By Pastor Wondimu Sonessa
Long before the spreading of formal education, the priests of the Ethiopian Orthodox Church were teaching how to read and write. I remember some students joining our second-grade class because the government declared that such instruction was illegal and all children must join government schools.
About the same time, I found a piece of paper these students dropped on our classroom floor and read a story about Jesus’ incarnation, crucifixion, and resurrection for the first time. For some reason, I didn’t throw it away. I took it home after school and read it to my uncle and asked him who Jesus is and how a man can live again after death. He told me that it is not for us ordinary people to talk about and understand this story. He stated that the Orthodox priests only can speak about Jesus.
I was not still baptized because my parents were adherents of Islam though my grandfather and all my dad’s siblings went to the Orthodox church occasionally. But four years later, at the age of 12, I received the Holy Baptism with my mom and my younger siblings, on the day of Ethiopian Epiphany at the Orthodox church.
“Jesus came to our village through local farmers preaching the gospel, healing the sick, setting people free from evil spirits, and giving peace and hope to the poor and the marginalized in society.”
Although it was beyond my little brain to comprehend what it means to be baptized in the name of the Holy Trinity, I remember the feeling of excitement and joy that being called a Christian created in my heart. Here started the companionship of the Holy Spirit that carried me through until Jesus himself, whose story I read from that piece of paper, came and found me when I was 17.
FOR ME, THAT WAS a time of transition as it is the case with every Ethiopian teenager. The country was in a traumatizing war between the military regime and the then-freedom fighters. For the adherents of Protestant Christianity, it was a time of severe persecution. Inviting someone to believe in Jesus was deemed a crime by the law of the country. Missionaries from America and Europe were not allowed to stay in the country because they were considered a threat for the regime’s socialist (and atheist) ideology.
“Although it was beyond my little brain to comprehend what it means to be baptized in the name of the Holy Trinity, I remember the feeling of excitement and joy that being called a Christian created in my heart.”
Amid this, the gospel they preached has already started to bear fruit. The Evangelical churches were in a spiritual warfare against the oppressive, unclean, and killer spirit ingrained in individual life, religious practices, and societal systems. They were committed to spreading the message of peace, hope, and love through telling the story of Jesus beyond boundaries.
Consequently, Jesus came to our village through local farmers preaching the gospel, healing the sick, setting people free from evil spirits, and giving peace and hope to the poor and the marginalized in society. The sermons that changed my life were preached by these lay preachers whose education doesn’t exceed elementary school.

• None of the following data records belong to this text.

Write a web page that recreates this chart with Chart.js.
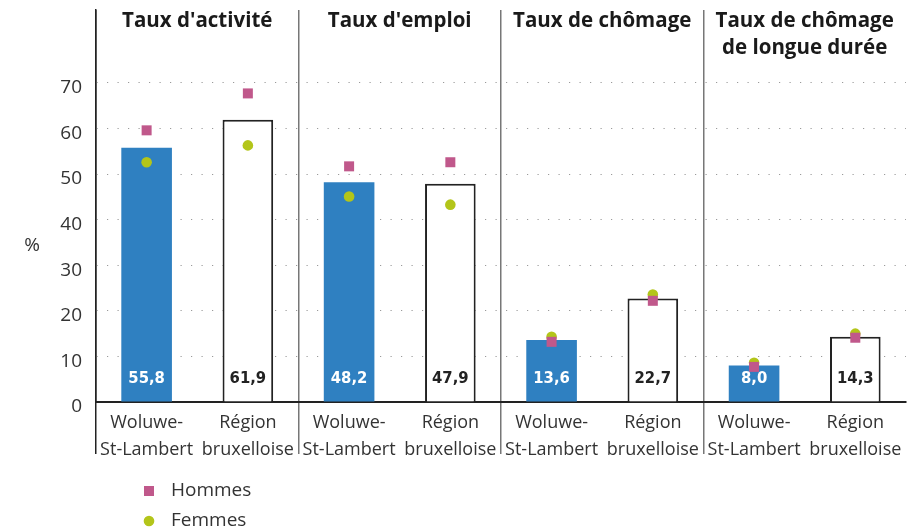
<!DOCTYPE html>
<html><head><meta charset="utf-8">
<script src="https://cdn.jsdelivr.net/npm/chart.js@4"></script>
<style>html,body{margin:0;padding:0;background:#fff}#wrap{width:913px;height:531px}</style>
</head><body><div id="wrap"><canvas id="c" width="913" height="531"></canvas></div>
<script>
const categories = [["Woluwe-","St-Lambert"],["Région","bruxelloise"],["Woluwe-","St-Lambert"],["Région","bruxelloise"],["Woluwe-","St-Lambert"],["Région","bruxelloise"],["Woluwe-","St-Lambert"],["Région","bruxelloise"]];
const panelTitles = [["Taux d'activité"],["Taux d'emploi"],["Taux de chômage"],["Taux de chômage","de longue durée"]];
const totals = [55.8, 61.9, 48.2, 47.9, 13.6, 22.7, 8.0, 14.3];
const totalLabels = ["55,8","61,9","48,2","47,9","13,6","22,7","8,0","14,3"];
const hommes = [59.6, 67.7, 51.7, 52.6, 13.2, 22.2, 7.7, 14.1];
const femmes = [52.6, 56.3, 45.1, 43.3, 14.3, 23.6, 8.6, 15.0];
const yTicks = [0, 10, 20, 30, 40, 50, 60, 70];
const yUnit = "%";

const BLUE = '#2f80c1', PINK = '#c0588b', GREEN = '#b3c51a', DARK = '#222';
const FONT = "'Open Sans', 'DejaVu Sans', sans-serif";

const extras = {
  id: 'extras',
  afterDatasetsDraw(chart) {
    const ctx = chart.ctx, area = chart.chartArea;
    const meta = chart.getDatasetMeta(0);
    ctx.save();
    ctx.font = "bold 16.5px 'DejaVu Sans Condensed', sans-serif";
    ctx.textAlign = 'center'; ctx.textBaseline = 'middle';
    meta.data.forEach((el, i) => {
      ctx.fillStyle = (i % 2 === 0) ? '#fff' : DARK;
      ctx.fillText(totalLabels[i], el.x, area.bottom - 23);
    });
    ctx.restore();
  },
  afterDraw(chart) {
    const ctx = chart.ctx, x = chart.scales.x;
    ctx.save();
    ctx.fillStyle = '#1a1a1a';
    ctx.font = "bold 20.5px " + FONT;
    ctx.textAlign = 'center'; ctx.textBaseline = 'middle';
    panelTitles.forEach((lines, i) => {
      const cx = (x.getPixelForValue(2 * i) + x.getPixelForValue(2 * i + 1)) / 2;
      lines.forEach((t, j) => ctx.fillText(t, cx, 21 + j * 27));
    });
    ctx.fillStyle = '#333';
    ctx.font = "19px " + FONT;
    ctx.fillText(yUnit, 32, 246);
    [1, 2].forEach((di, k) => {
      const ds = chart.data.datasets[di];
      const yy = 491 + k * 30;
      ctx.fillStyle = ds.backgroundColor;
      Chart.helpers.drawPoint(ctx, {pointStyle: ds.pointStyle, radius: ds.pointRadius, borderWidth: 0, rotation: 0}, 149, yy);
      ctx.fillStyle = '#333';
      ctx.textAlign = 'left';
      ctx.fillText(ds.label, 171, yy);
    });
    ctx.restore();
  }
};

new Chart(document.getElementById('c'), {
  type: 'bar',
  data: {
    labels: categories,
    datasets: [
      { label: 'Total', data: totals, order: 3,
        backgroundColor: totals.map((v, i) => i % 2 === 0 ? BLUE : '#fff'),
        borderColor: totals.map((v, i) => i % 2 === 0 ? BLUE : DARK),
        borderWidth: totals.map((v, i) => i % 2 === 0 ? 0 : 2),
        borderSkipped: 'bottom', barPercentage: 0.5, categoryPercentage: 1 },
      { type: 'line', label: 'Hommes', data: hommes, order: 1, showLine: false,
        pointStyle: 'rect', pointRadius: 7.07, backgroundColor: PINK, borderColor: PINK, pointBorderWidth: 0, pointHoverRadius: 7.07 },
      { type: 'line', label: 'Femmes', data: femmes, order: 2, showLine: false,
        pointStyle: 'circle', pointRadius: 5.3, backgroundColor: GREEN, borderColor: GREEN, pointBorderWidth: 0, pointHoverRadius: 5.3 }
    ]
  },
  options: {
    responsive: false, animation: false, devicePixelRatio: 1,
    layout: { padding: { top: 10, right: 5, left: 0, bottom: 0 } },
    plugins: { legend: { display: false }, tooltip: { enabled: false } },
    scales: {
      x: {
        offset: true,
        grid: {
          offset: true, drawTicks: true, tickLength: 52, lineWidth: 1.5, tickWidth: 1.5,
          color: c => c.index % 2 === 0 ? (c.index === 0 ? DARK : '#777') : 'rgba(0,0,0,0)',
          tickColor: c => c.index % 2 === 0 ? (c.index === 0 ? DARK : '#777') : 'rgba(0,0,0,0)'
        },
        border: { display: true, color: DARK, width: 2 },
        ticks: { padding: -45, color: '#333', font: { family: FONT, size: 18, lineHeight: 1.5 }, maxRotation: 0, autoSkip: false },
        afterFit: s => { s.height = 129; s.paddingLeft = 0; s.paddingRight = 0; }
      },
      y: {
        min: 0, max: 86,
        afterBuildTicks: s => { s.ticks = yTicks.map(v => ({ value: v })); },
        afterFit: s => { s.width = 96; s.paddingTop = 0; s.paddingBottom = 0; },
        grid: { drawTicks: false, lineWidth: 1, color: c => c.tick && c.tick.value === 0 ? 'rgba(0,0,0,0)' : '#9a9a9a' },
        border: { display: true, color: DARK, width: 1.5, dash: [1.2, 9.3] },
        ticks: { padding: 14, labelOffset: 5, color: '#333', font: { family: FONT, size: 19 } }
      }
    }
  },
  plugins: [extras]
});
</script></body></html>
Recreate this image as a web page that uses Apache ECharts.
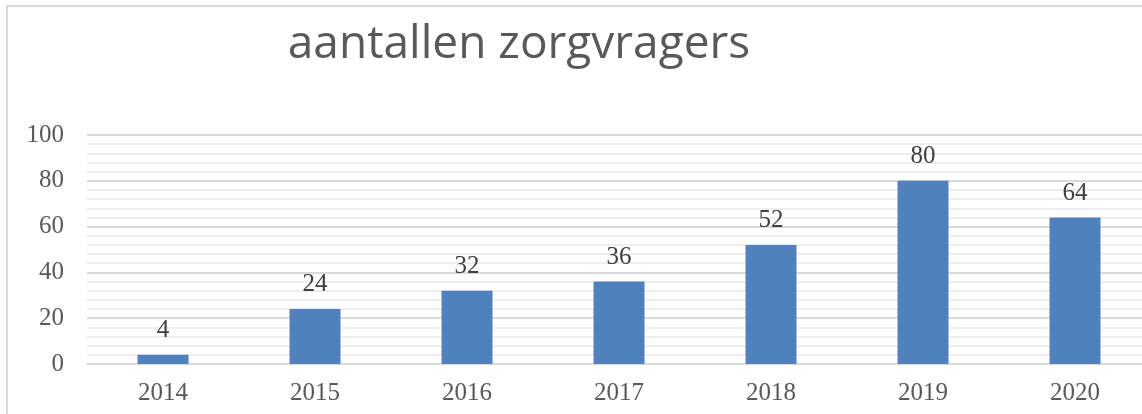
<!DOCTYPE html>
<html>
<head>
<meta charset="utf-8">
<script src="https://cdn.jsdelivr.net/npm/echarts@6/dist/echarts.min.js"></script>
<style>
	html,body{margin:0;padding:0;background:#fff;overflow:hidden;}
	#chart{width:1152px;height:414px;}
</style>
</head>
<body>
<div id="chart"></div>
<script>
//gegevens
var jaren = ["2014", "2015", "2016", "2017", "2018", "2019", "2020"];
var aantallen = [4, 24, 32, 36, 52, 80, 64];
var titel = "aantallen zorgvragers";

var myChart = echarts.init(document.getElementById("chart"));
myChart.setOption({
	backgroundColor: "#ffffff",
	animation: false,
	title: {
		text: titel,
		left: 514,
		top: 17,
		textAlign: "center",
		textStyle: {
			fontFamily: "Open Sans",
			fontWeight: "normal",
			fontSize: 46,
			color: "#595959"
		}
	},
	graphic: [{
		type: "rect",
		shape: {x: 7, y: 6, width: 1160, height: 420},
		style: {fill: "none", stroke: "#d9d9d9", lineWidth: 2},
		silent: true
	}],
	grid: {
		left: 87,
		top: 135,
		right: 1,
		height: 229,
		containLabel: false
	},
	xAxis: {
		type: "category",
		data: jaren,
		axisLine: {show: true, lineStyle: {color: "#d9d9d9", width: 2}},
		axisTick: {show: false},
		axisLabel: {
			margin: 17,
			fontFamily: "Liberation Serif",
			fontSize: 25,
			color: "#595959"
		}
	},
	yAxis: {
		type: "value",
		min: 0,
		max: 100,
		interval: 20,
		axisLine: {show: false},
		axisTick: {show: false},
		axisLabel: {
			margin: 23,
			fontFamily: "Liberation Serif",
			fontSize: 25,
			color: "#595959"
		},
		splitLine: {lineStyle: {color: "#d9d9d9", width: 2}},
		minorTick: {show: false, splitNumber: 5},
		minorSplitLine: {show: true, lineStyle: {color: "#eeeeee", width: 2}}
	},
	series: [{
		type: "bar",
		data: aantallen,
		barWidth: 51,
		itemStyle: {color: "#4f81bd"},
		label: {
			show: true,
			position: "top",
			distance: 12,
			fontFamily: "Liberation Serif",
			fontSize: 25,
			color: "#404040"
		}
	}]
});
</script>
</body>
</html>
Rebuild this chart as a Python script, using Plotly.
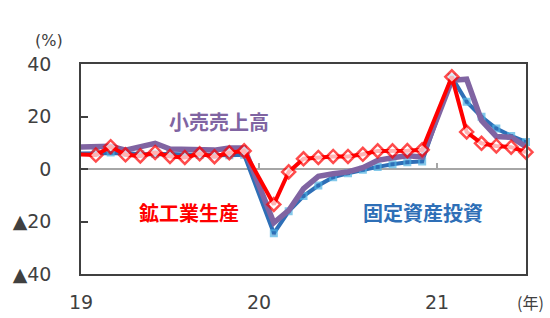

VERY RECENTLY, I STARTED to wrestle with the question of whether I found Jesus’ name on the piece of paper or Jesus himself found an eight-year-old me on the second-grade floor. This brings to my mind the question Nathanael asked Jesus, saying, “Where did you get to know me?” Jesus answered, “I saw you under the fig tree before Philip called you” (John 1:48).
“The sermons that changed my life were preached by these lay preachers whose education doesn’t exceed elementary school.”
Jesus came to the earth to find the lost and the less religious “ordinary people.” He confirms this when he asserts, “I was sent only to the lost sheep of the house of Israel” (Matthew 15:24). It is true that God knows us even before we were born. But the question that matters to believers in Jesus Christ is beyond chronological order of our encounter with the divine reality. We all need to wrestle daily with the question of whether we are leading a life worthy of the calling to which we have been called (Eph 4:1).
We are called to share God’s love with God’s world. This requires hearing, understanding, and telling the story of Jesus’ incarnation, crucifixion, and resurrection.